It's all in the title. I actually missed this festival last year, so was determined to be in attendance this time round, even if it was just for a couple of hours on a Saturday afternoon.
I was hungry when I arrived, so started the day with some irresistible Pompeii Pizza (please set up a permanent shop guys), accompanied by some Barrelhead Galaxy, what I can only assume is a single hop pale ale at 4.6%. The aroma offers nice tropical hops, namely passionfruit and pineapple by my, er, assistant's reckoning. I found more citrus pungency, but either way it's an enticing aroma. The palate follows in a similar vein but doesn't quite pack the punch suggested. It's all waxy orange and bubblegum sweetness atop a fairly thin body. Not a world-beater, but incredibly easy drinking and a real treat with the pizza.

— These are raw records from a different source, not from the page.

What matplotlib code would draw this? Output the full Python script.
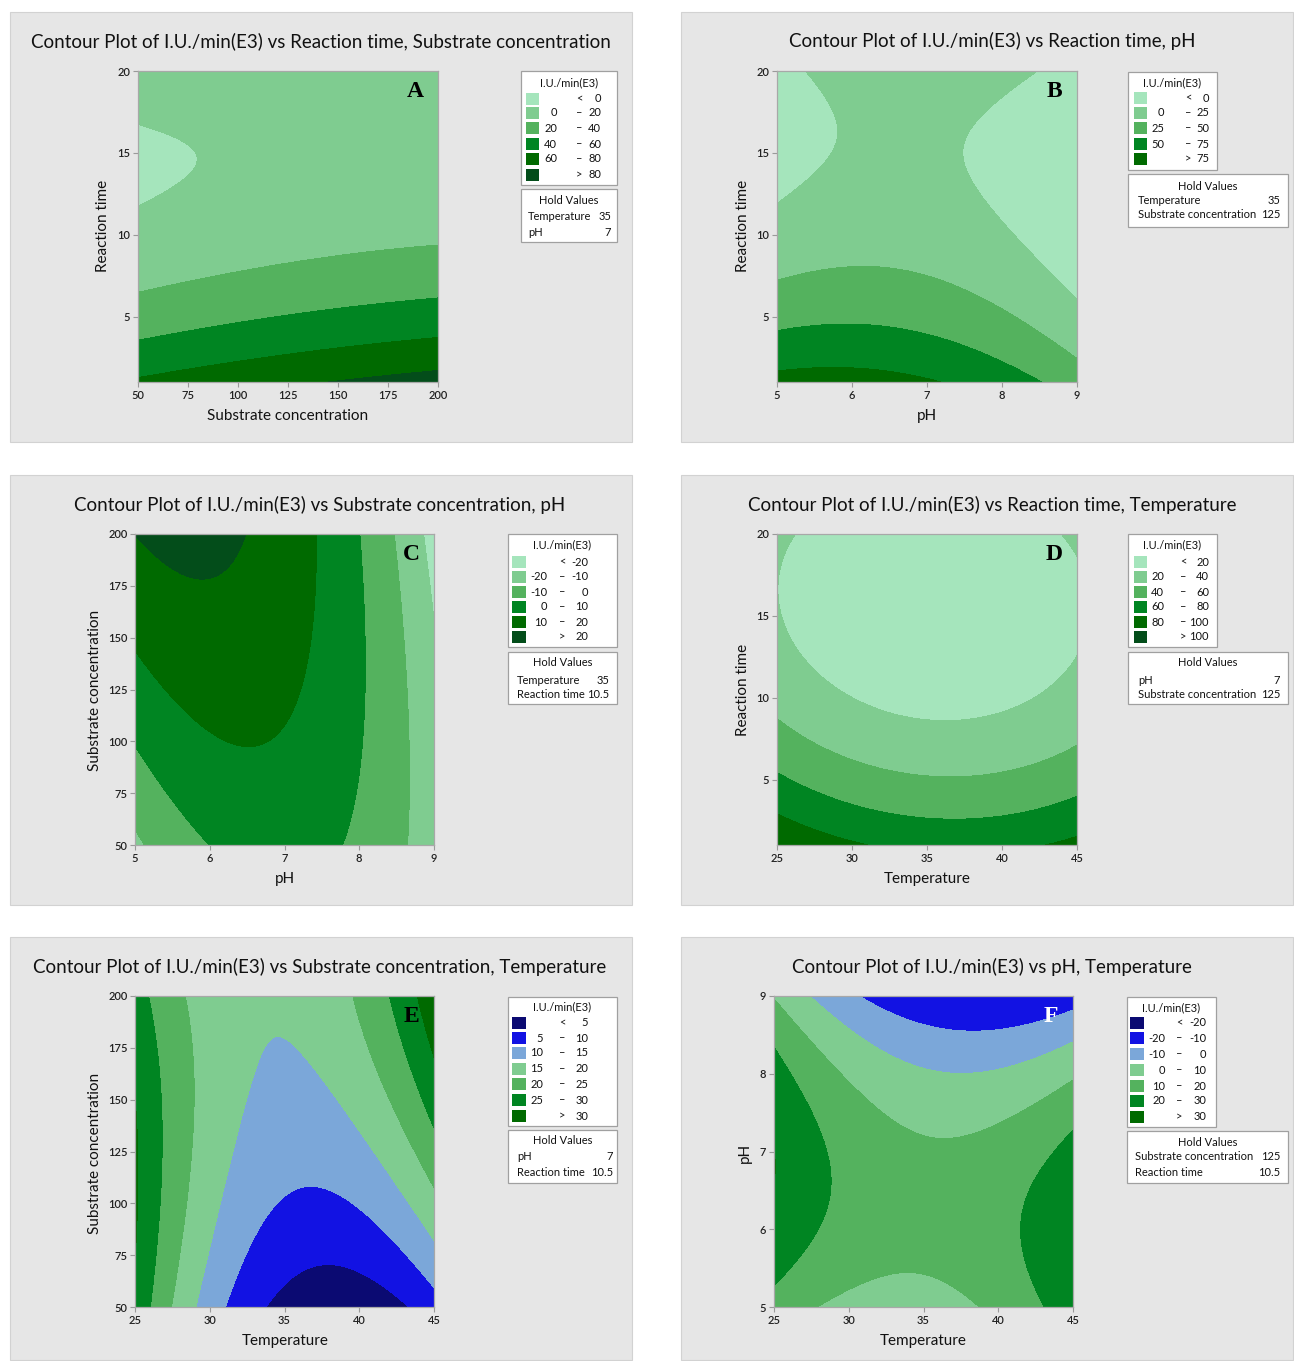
import numpy as np
import matplotlib
matplotlib.use("Agg")
import matplotlib.pyplot as plt
from matplotlib.patches import Rectangle

W, H = 1294, 1361
fig = plt.figure(figsize=(W / 100, H / 100), dpi=100)
plt.rcParams['font.family'] = ['Lato', 'DejaVu Sans']

# ---------------- data ----------------
# Fitted quadratic response surfaces, in coded units
# (u, v in [-1, 1] across each axis):  z = b0 + b1 u + b2 v + b11 u^2 + b22 v^2 + b12 u v
coefA = [10.450, 5.979, -32.867, -1.603, 33.416, -6.569]     # Substrate conc. (x) / Reaction time (y)
coefB = [11.160, -11.878, -33.471, -17.220, 32.593, 10.604]  # pH (x) / Reaction time (y)
coefC = [11.508, -11.989, 6.048, -17.364, -2.075, -9.998]    # pH (x) / Substrate conc. (y)
coefD = [12.311, -3.400, -33.881, 16.400, 28.723, 3.112]     # Temperature (x) / Reaction time (y)
coefE = [11.935, -3.742, 5.998, 14.926, -2.455, 6.841]       # Temperature (x) / Substrate conc. (y)
coefF = [11.402, -3.470, -11.981, 15.226, -17.432, -8.617]   # Temperature (x) / pH (y)

levelsA = [0, 20, 40, 60, 80]
levelsB = [0, 25, 50, 75]
levelsC = [-20, -10, 0, 10, 20]
levelsD = [20, 40, 60, 80, 100]
levelsE = [5, 10, 15, 20, 25, 30]
levelsF = [-20, -10, 0, 10, 20, 30]

G1, G2, G3, G4, G5, G6 = '#a5e5bc', '#7fcc90', '#54b25e', '#008522', '#006a00', '#034d1a'
NAVY, BLUE, LBLUE = '#0b0a72', '#1212e3', '#7ba7d9'


def px(x, y):
    return x / W, 1 - y / H


def ftext(x, y, s, **kw):
    fig.text(x / W, 1 - y / H, s, **kw)


panels = [
    dict(coef=coefA, levels=levelsA, colors=[G1, G2, G3, G4, G5, G6], letter='A', lcol='black',
         rect=(10, 12, 632, 442), ax=(138, 71, 438, 382),
         title='Contour Plot of I.U./min(E3) vs Reaction time, Substrate concentration', tx=321, ty=41,
         xlabel='Substrate concentration', ylabel='Reaction time', xl=(288, 416), yl=(103, 226),
         xlim=(50, 200), ylim=(1, 20), xticks=[50, 75, 100, 125, 150, 175, 200], yticks=[5, 10, 15, 20],
         leg=dict(box=(521, 71, 617, 185), ty=83, rows=[99, 113, 128, 144, 159, 175], sw=(526, 539),
                  low=557, dash=579, high=601),
         hold=dict(box=(521, 189, 617, 242), ty=200, rows=[216, 232], lx=528, rx=611,
                   items=[('Temperature', '35'), ('pH', '7')])),
    dict(coef=coefB, levels=levelsB, colors=[G1, G2, G3, G4, G5], letter='B', lcol='black',
         rect=(681, 12, 1293, 442), ax=(777, 71, 1077, 382),
         title='Contour Plot of I.U./min(E3) vs Reaction time, pH', tx=992, ty=41,
         xlabel='pH', ylabel='Reaction time', xl=(927, 416), yl=(743, 226),
         xlim=(5, 9), ylim=(1, 20), xticks=[5, 6, 7, 8, 9], yticks=[5, 10, 15, 20],
         leg=dict(box=(1128, 72, 1217, 170), ty=83, rows=[98, 113, 128, 144, 159], sw=(1134, 1147),
                  low=1164, dash=1188, high=1209),
         hold=dict(box=(1128, 174, 1288, 227), ty=186, rows=[200, 215], lx=1138, rx=1280,
                   items=[('Temperature', '35'), ('Substrate concentration', '125')])),
    dict(coef=coefC, levels=levelsC, colors=[G1, G2, G3, G4, G5, G6], letter='C', lcol='black',
         rect=(10, 475, 632, 905), ax=(135, 534, 434, 845),
         title='Contour Plot of I.U./min(E3) vs Substrate concentration, pH', tx=320, ty=505,
         xlabel='pH', ylabel='Substrate concentration', xl=(285, 879), yl=(95, 690),
         xlim=(5, 9), ylim=(50, 200), xticks=[5, 6, 7, 8, 9], yticks=[50, 75, 100, 125, 150, 175, 200],
         leg=dict(box=(508, 534, 617, 647), ty=545, rows=[562, 577, 592, 607, 622, 637], sw=(512, 526),
                  low=547, dash=562, high=588),
         hold=dict(box=(508, 652, 617, 704), ty=663, rows=[680, 694], lx=517, rx=609,
                   items=[('Temperature', '35'), ('Reaction time', '10.5')])),
    dict(coef=coefD, levels=levelsD, colors=[G1, G2, G3, G4, G5, G6], letter='D', lcol='black',
         rect=(681, 475, 1293, 905), ax=(777, 534, 1077, 845),
         title='Contour Plot of I.U./min(E3) vs Reaction time, Temperature', tx=992, ty=505,
         xlabel='Temperature', ylabel='Reaction time', xl=(927, 879), yl=(743, 690),
         xlim=(25, 45), ylim=(1, 20), xticks=[25, 30, 35, 40, 45], yticks=[5, 10, 15, 20],
         leg=dict(box=(1128, 534, 1217, 647), ty=545, rows=[562, 577, 592, 607, 622, 637], sw=(1134, 1147),
                  low=1164, dash=1183, high=1209),
         hold=dict(box=(1128, 652, 1288, 704), ty=663, rows=[680, 695], lx=1138, rx=1280,
                   items=[('pH', '7'), ('Substrate concentration', '125')])),
    dict(coef=coefE, levels=levelsE, colors=[NAVY, BLUE, LBLUE, G2, G3, G4, G5], letter='E', lcol='black',
         rect=(10, 937, 632, 1360), ax=(135, 996, 434, 1307),
         title='Contour Plot of I.U./min(E3) vs Substrate concentration, Temperature', tx=320, ty=967,
         xlabel='Temperature', ylabel='Substrate concentration', xl=(285, 1341), yl=(95, 1153),
         xlim=(25, 45), ylim=(50, 200), xticks=[25, 30, 35, 40, 45], yticks=[50, 75, 100, 125, 150, 175, 200],
         leg=dict(box=(508, 997, 617, 1126), ty=1007, rows=[1023, 1038, 1053, 1069, 1084, 1100, 1116],
                  sw=(512, 526), low=543, dash=562, high=588),
         hold=dict(box=(508, 1130, 617, 1183), ty=1141, rows=[1157, 1173], lx=517, rx=613,
                   items=[('pH', '7'), ('Reaction time', '10.5')])),
    dict(coef=coefF, levels=levelsF, colors=[NAVY, BLUE, LBLUE, G2, G3, G4, G5], letter='F', lcol='white',
         rect=(681, 937, 1293, 1360), ax=(774, 996, 1073, 1307),
         title='Contour Plot of I.U./min(E3) vs pH, Temperature', tx=992, ty=967,
         xlabel='Temperature', ylabel='pH', xl=(923, 1341), yl=(745, 1153),
         xlim=(25, 45), ylim=(5, 9), xticks=[25, 30, 35, 40, 45], yticks=[5, 6, 7, 8, 9],
         leg=dict(box=(1127, 997, 1216, 1127), ty=1008, rows=[1023, 1038, 1054, 1070, 1086, 1101, 1117],
                  sw=(1130, 1144), low=1165, dash=1179, high=1206),
         hold=dict(box=(1127, 1131, 1288, 1183), ty=1143, rows=[1157, 1172], lx=1135, rx=1280,
                   items=[('Substrate concentration', '125'), ('Reaction time', '10.5')])),
]

TXT = '#111111'
FS = 8.0
for p in panels:
    x0, y0, x1, y1 = p['rect']
    fig.patches.append(Rectangle(px(x0, y1), (x1 - x0) / W, (y1 - y0) / H, transform=fig.transFigure,
                                 facecolor='#e6e6e6', edgecolor='#d2d2d2', lw=0.8, zorder=-5))
    ftext(p['tx'], p['ty'], p['title'], ha='center', va='center', fontsize=13.5, color=TXT)
    a0, b0, a1, b1 = p['ax']
    ax = fig.add_axes([a0 / W, 1 - b1 / H, (a1 - a0) / W, (b1 - b0) / H])
    ax.set_zorder(2)
    c = p['coef']
    uu, vv = np.meshgrid(np.linspace(-1, 1, 301), np.linspace(-1, 1, 301))
    zz = c[0] + c[1] * uu + c[2] * vv + c[3] * uu ** 2 + c[4] * vv ** 2 + c[5] * uu * vv
    xm, xh = (p['xlim'][0] + p['xlim'][1]) / 2, (p['xlim'][1] - p['xlim'][0]) / 2
    ym, yh = (p['ylim'][0] + p['ylim'][1]) / 2, (p['ylim'][1] - p['ylim'][0]) / 2
    ax.contourf(xm + xh * uu, ym + yh * vv, zz, levels=[-1e6] + p['levels'] + [1e6], colors=p['colors'])
    ax.set_xlim(p['xlim'])
    ax.set_ylim(p['ylim'])
    ax.set_xticks(p['xticks'])
    ax.set_yticks(p['yticks'])
    ax.tick_params(length=3.5, width=0.8, color='#9a9a9a', labelsize=8, labelcolor='#222222', pad=2)
    for lab in ax.get_xticklabels() + ax.get_yticklabels():
        lab.set_fontweight('semibold')
    for s in ax.spines.values():
        s.set_color('#a8a8a8')
        s.set_linewidth(0.9)
    ax.text(0.925, 0.935, p['letter'], transform=ax.transAxes, ha='center', va='center',
            fontsize=17, fontweight='bold', family='Liberation Serif', color=p['lcol'])
    ftext(*p['xl'], p['xlabel'], ha='center', va='center', fontsize=11, color=TXT)
    ftext(*p['yl'], p['ylabel'], ha='center', va='center', fontsize=11, color=TXT, rotation=90)
    # legend
    lg = p['leg']
    bx0, by0, bx1, by1 = lg['box']
    fig.patches.append(Rectangle(px(bx0, by1), (bx1 - bx0) / W, (by1 - by0) / H, transform=fig.transFigure,
                                 facecolor='white', edgecolor='#a0a0a0', lw=0.9, zorder=1))
    ftext((bx0 + bx1) / 2, lg['ty'], 'I.U./min(E3)', ha='center', va='center', fontsize=FS, color=TXT)
    L = p['levels']
    for i, (ry, col) in enumerate(zip(lg['rows'], p['colors'])):
        sx0, sx1 = lg['sw']
        fig.patches.append(Rectangle(px(sx0, ry + 6), (sx1 - sx0) / W, 12 / H, transform=fig.transFigure,
                                     facecolor=col, edgecolor='none', zorder=2))
        if i == 0:
            ftext(lg['dash'], ry, '<', ha='center', va='center', fontsize=FS, color=TXT)
            ftext(lg['high'], ry, str(L[0]), ha='right', va='center', fontsize=FS, color=TXT)
        elif i == len(L):
            ftext(lg['dash'], ry, '>', ha='center', va='center', fontsize=FS, color=TXT)
            ftext(lg['high'], ry, str(L[-1]), ha='right', va='center', fontsize=FS, color=TXT)
        else:
            ftext(lg['low'], ry, str(L[i - 1]), ha='right', va='center', fontsize=FS, color=TXT)
            ftext(lg['dash'], ry, '\u2013', ha='center', va='center', fontsize=FS, color=TXT)
            ftext(lg['high'], ry, str(L[i]), ha='right', va='center', fontsize=FS, color=TXT)
    hd = p['hold']
    bx0, by0, bx1, by1 = hd['box']
    fig.patches.append(Rectangle(px(bx0, by1), (bx1 - bx0) / W, (by1 - by0) / H, transform=fig.transFigure,
                                 facecolor='white', edgecolor='#a0a0a0', lw=0.9, zorder=1))
    ftext((bx0 + bx1) / 2, hd['ty'], 'Hold Values', ha='center', va='center', fontsize=FS, color=TXT)
    for (lab, val), ry in zip(hd['items'], hd['rows']):
        ftext(hd['lx'], ry, lab, ha='left', va='center', fontsize=FS, color=TXT)
        ftext(hd['rx'], ry, val, ha='right', va='center', fontsize=FS, color=TXT)

fig.savefig('out.png', dpi=100, facecolor='white')
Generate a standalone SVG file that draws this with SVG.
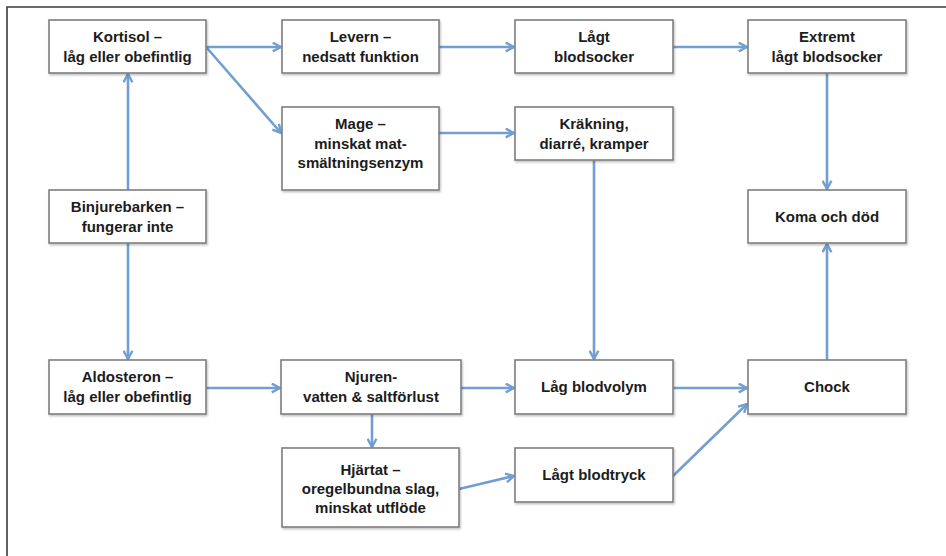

Not so good was the same brewer's Sorachi Zuki, which was running from keg. It pours mahogany in tone and produces a strange aroma of burnt toast, coffee cake and a little bit of grassiness. The taste has all of these flavour characteristics with the added 'bonus' of stinky rubber boot. Not totally unlike the dirty Thornbridge Wild Raven I had at last year's Octoberfest; some TLC for the lines is in order.
After being denied the spritely lemongrass hoppiness I was expecting from a beer with Sorachi in the name, I was back on the market for bright and hoppy. This brought me to Brú and their IPA, Rí. I had tasted their stout previously, and found it enjoyable if forgettable. No such half measures here, as the buttery full body carries plenty of juicy bitter fruitiness, with grapefruit and pine maing their essential contributions in what is being called a West Coast IPA. The biscuity malt backbone doesn't impose itself too much, allowing the lively citrus peel hops to dance freely around the palate. I detect some Citra at work, but I could of course be mistaken. What's for certain is that this is a properly punchy IPA that does very good work with its ~5% ABV.
Moving up the scale, it was certainly Double IPA time. Black's of Kinsale had their Hop Magnet on cask and after the top-notched-ness of their previous two permanent releases (as well as the presumably top notch specials they did after getting funded) expectations were high. Well, for me anyway. The aroma is nice and fruity but beyond that I'm unable to deliver much detail, muted as it was. The palate takes shape better though, with a big hit of sweet and zesty mandarin and pine right at the front. It fades quickly to some slightly syrupy malts thereafter, resulting in a pleasant and drinkable beer but not as effective an experience of DIPA as you'd hope for from such an accomplished brewing operation. If it gets bottled I'll be first in line to try, hopefully it will have been tweaked by then.
We ended with my only dark beer of the day, Otterbank's Farami, a coffee stout. At 6% this is a wholesome affair, offering aromatic notes of those Café Noir biscuits that nobody really likes. In this instance, though, it's a welcoming smell. Roasy warm coffee and chocolate notes are the bulk of this heart stout, with sweeter caramel mocha notes coming towards the end. After each swallow there's a lingering bitterness on the inside of the cheeks leaving you in no doubt as to what just happened. Great stuff, I look forward to seeing more this in Cork.
And that was it. A short stay as always, but with so many casks and no real schedule for the weekend, planning for certain beers was just implausible. My only regret is passing up Rascal's Ginger Porter. Next time...
Hats off to the Franciscan Well for another fine festival. Roll on Easterfest!